About the Sager. Game theory part 1

During working on the Sager game I was faced with the fact that I don’t understand about games a lot. Such a big surprise. So I decided to sort out what is metagame, core game, game mechanics and etc.

Let’s start with what is metagame.

Wikipedia tells us that:

Metagaming is any strategy, action or method used in a game which transcends a prescribed ruleset, uses external factors to affect the game, or goes beyond the supposed limits or environment set by the game. In simple terms, it is the use of out-of-game information or resources to affect one’s in-game decisions.

Well, it’s still not very clear for me.

After a lot of days of research: reading and playing games  I figured out that:

Metagaming is out-of-game information or resources to affect one’s in-game decisions and obtained in non-game ways, activity or strategy of the player not limited to special mechanics( energy, currency and etc.).

Or, the “metagame” is an optimisation of the gaming strategy in order to achieve a certain goal in the game (e.g. defeating the other team). The “metagame” is a game unto itself, where the player crunches the data available to min-max their setup.

And for a dessert, my tutor’s version!!!!!!!!!!:

Metageme is a visual reperesentation of the game itselves in terms of how you progress through the game.

Additionally, I’d like to add about prefix Meta:

META

  1. a prefix (from Greek, with the meanings “after”,“along with”“beyond”, “among”, “behind”) used in English to indicate a concept which is an abstraction behind another concept, used to complete or add to the latter.
  2. a prefix added to the name of a subject and designating another subject that analyses the original one but at a more abstract, higher level:
    metaphilosophy; metalinguistics.

The metagame determines retention and monetization, as it sets the pacing of the game. The metagame is really about a progress – and is some form of “the more you grind (or pay) the further you will get.

game theory.jpg

According to this definition, for Sager, the base would be correctly answering questions in order to get and collect badges and move on to the next levels. And players also get achievements trough progress in the game. And as a real feedback players get stats of their successes in the game.

coregame.jpg

I’m using a variety of game mechanics in order to keep player interest alive.

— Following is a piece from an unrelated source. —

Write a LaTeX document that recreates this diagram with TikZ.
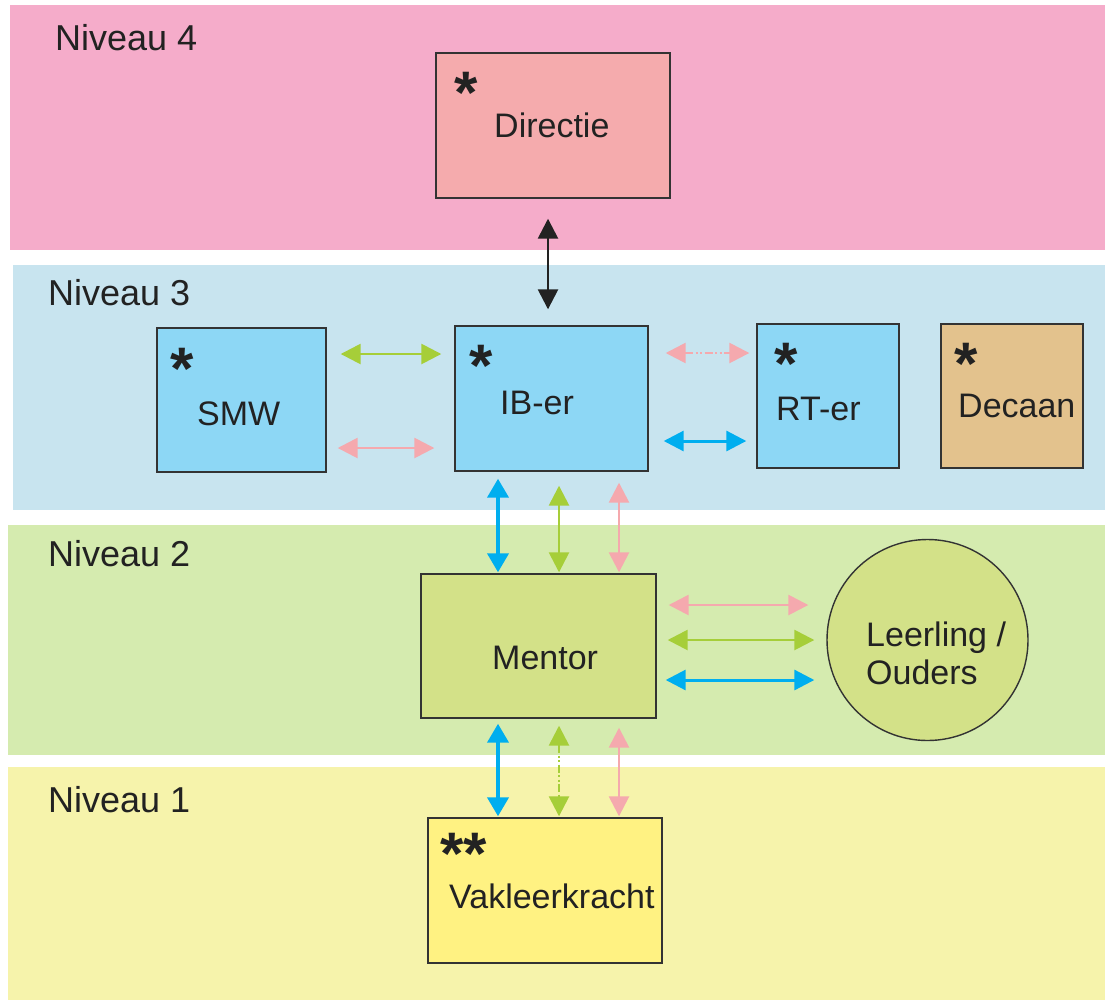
\documentclass[tikz,border=0pt]{standalone}
\usepackage{fontspec}
\setmainfont{Liberation Sans}
\usetikzlibrary{arrows.meta}
\definecolor{bandpink}{HTML}{F5ACCA}
\definecolor{bandblue}{HTML}{C8E4EF}
\definecolor{bandgreen}{HTML}{D5EBAF}
\definecolor{bandyellow}{HTML}{F6F3AB}
\definecolor{fdirectie}{HTML}{F5ABAD}
\definecolor{fblue}{HTML}{8DD7F5}
\definecolor{fdecaan}{HTML}{E3C28D}
\definecolor{fmentor}{HTML}{D3E188}
\definecolor{fvak}{HTML}{FFF282}
\definecolor{aBlue}{HTML}{00AEEF}
\definecolor{aGreen}{HTML}{A6CE39}
\definecolor{aPink}{HTML}{F5A9AE}
\definecolor{aBlack}{HTML}{222222}
\definecolor{edge}{HTML}{333333}
\begin{document}
\begin{tikzpicture}[x=1pt,y=-1pt,
  box/.style={draw=edge,line width=1.4pt,inner sep=0pt,minimum width=#1},
  lvl/.style={anchor=base west,inner sep=0pt,font=\fontsize{36}{36}\selectfont,text=aBlack},
  lbl/.style={anchor=base west,inner sep=0pt,font=\fontsize{34}{36}\selectfont,text=aBlack},
  star/.style={inner sep=0pt,font=\fontsize{60}{60}\selectfont\bfseries,text=aBlack},
  conn/.style={line width=2.6pt,{Triangle[length=20pt,width=20pt]}-{Triangle[length=20pt,width=20pt]}},
  connthick/.style={line width=4pt,{Triangle[length=19pt,width=21pt]}-{Triangle[length=19pt,width=21pt]}},
  dashdd/.style={dash pattern=on 8pt off 2.5pt on 2pt off 2.5pt on 2pt off 2.5pt}
]
\useasboundingbox (0,0) rectangle (1107,1001);
\fill[white] (0,0) rectangle (1107,1001);
% bands
\fill[bandpink] (10,5) rectangle (1105,250);
\fill[bandblue] (13,265) rectangle (1105,510);
\fill[bandgreen] (8,525) rectangle (1105,755);
\fill[bandyellow] (8,767) rectangle (1105,1000);
\node[lvl] (n4) at (55,50) {Niveau 4};
\node[lvl] (n3) at (48,305) {Niveau 3};
\node[lvl] (n2) at (48,566) {Niveau 2};
\node[lvl] (n1) at (48,812) {Niveau 1};
% boxes
\node[box=234pt,minimum height=145pt,fill=fdirectie] (directie) at (553,125.5) {};
\node[box=169pt,minimum height=144pt,fill=fblue] (smw) at (241.5,400) {};
\node[box=193pt,minimum height=145pt,fill=fblue] (ib) at (551.5,398.5) {};
\node[box=142pt,minimum height=144pt,fill=fblue] (rt) at (828,396) {};
\node[box=142pt,minimum height=144pt,fill=fdecaan] (decaan) at (1012,396) {};
\node[box=235pt,minimum height=144pt,fill=fmentor] (mentor) at (538.5,646) {};
\node[draw=edge,line width=1.4pt,circle,minimum size=201pt,inner sep=0pt,fill=fmentor] (leerling) at (927.5,640) {};
\node[box=234pt,minimum height=145pt,fill=fvak] (vak) at (545,890.5) {};
% texts
\node[lbl] (tdirectie) at (494,137) {Directie};
\node[lbl] (tsmw) at (197,425) {SMW};
\node[lbl] (tib) at (500,414) {IB-er};
\node[lbl] (trt) at (776,420) {RT-er};
\node[lbl] (tdecaan) at (958,417) {Decaan};
\node[lbl] (tmentor) at (492,669) {Mentor};
\node[lbl] (tleer1) at (866,646) {Leerling /};
\node[lbl] (tleer2) at (866,684) {Ouders};
\node[lbl] (tvak) at (449,908) {Vakleerkracht};
% asterisks
\node[star] (sdirectie) at (466,93) {*};
\node[star] (sib) at (481,366) {*};
\node[star] (ssmw) at (182,369) {*};
\node[star] (srt) at (786,364) {*};
\node[star] (sdecaan) at (966,364) {*};
\node[star] (svak) at (464,854) {**};
% connectors
\draw[conn,aBlack,line width=2.6pt] ([shift={(-5,20)}]directie.south) -- ([shift={(-3.5,-16)}]ib.north);
\draw[conn,aGreen] ([shift={(14,-46)}]smw.east) -- ([shift={(-13,-44.5)}]ib.west);
\draw[conn,aPink] ([shift={(11,48)}]smw.east) -- ([shift={(-20,49.5)}]ib.west);
\draw[conn,aPink,dashdd] ([shift={(17,-45.5)}]ib.east) -- ([shift={(-7,-43)}]rt.west);
\draw[conn,aBlue,line width=3pt] ([shift={(15,42.5)}]ib.east) -- ([shift={(-10,45)}]rt.west);
\draw[connthick,aBlue] ([shift={(-53.5,7)}]ib.south) -- ([shift={(-40.5,-1)}]mentor.north);
\draw[conn,aGreen] ([shift={(7.5,14)}]ib.south) -- ([shift={(20.5,-1)}]mentor.north);
\draw[conn,aPink] ([shift={(67.5,11)}]ib.south) -- ([shift={(80.5,-1)}]mentor.north);
\draw[conn,aPink] ([shift={(12,-41)}]mentor.east) -- ([shift={(-18,-35)}]leerling.west);
\draw[conn,aGreen] ([shift={(11,-6)}]mentor.east) -- ([shift={(-12,0)}]leerling.west);
\draw[conn,aBlue,line width=3pt] ([shift={(9,34)}]mentor.east) -- ([shift={(-12,40)}]leerling.west);
\draw[connthick,aBlue] ([shift={(-40.5,5)}]mentor.south) -- ([shift={(-47,-1)}]vak.north);
\draw[conn,aGreen,dashdd] ([shift={(20.5,7)}]mentor.south) -- ([shift={(14,-1)}]vak.north);
\draw[conn,aPink] ([shift={(80.5,9)}]mentor.south) -- ([shift={(74,-1)}]vak.north);
\end{tikzpicture}
\end{document}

  1. Competitive component. This is primarily the leaderboard where a player could compare themselves with other players. Moreover, leaderboard could give an extra information about heights levels achievements, badges and etc. that player could get.
  2.  Collection. For correct answers to questions, a player receives virtual rewards – badges. Players collect this badges in order to progress to the next level. And also badges designed as an additional social mechanics and motivation engine for the player.
  3. Game progress. Level up it’s a very important part of a game which gives players can easily see their current progress and what they need to do to progress. The main strategy for the game is to collect badges in order to move to new levels of the game.
  4. Narrative. A story is built into a game could be a greater sense of purpose. Initially, the game was meant to a game without any plot. But later I decided that using the plot would not only be relevant but also help me with the FTUE and help to motivate the player.
  5. Goals help to direct the players, tell him what to do at the moment and give a reward which is not specific to the game mechanic. They are available from the beginning of the game and provide a meaningful challenge to the player as they progress in the game.
  6. Achievements. Whereas badges are awarded to learners for completing specific goals, achievements are earned by interacting with the system.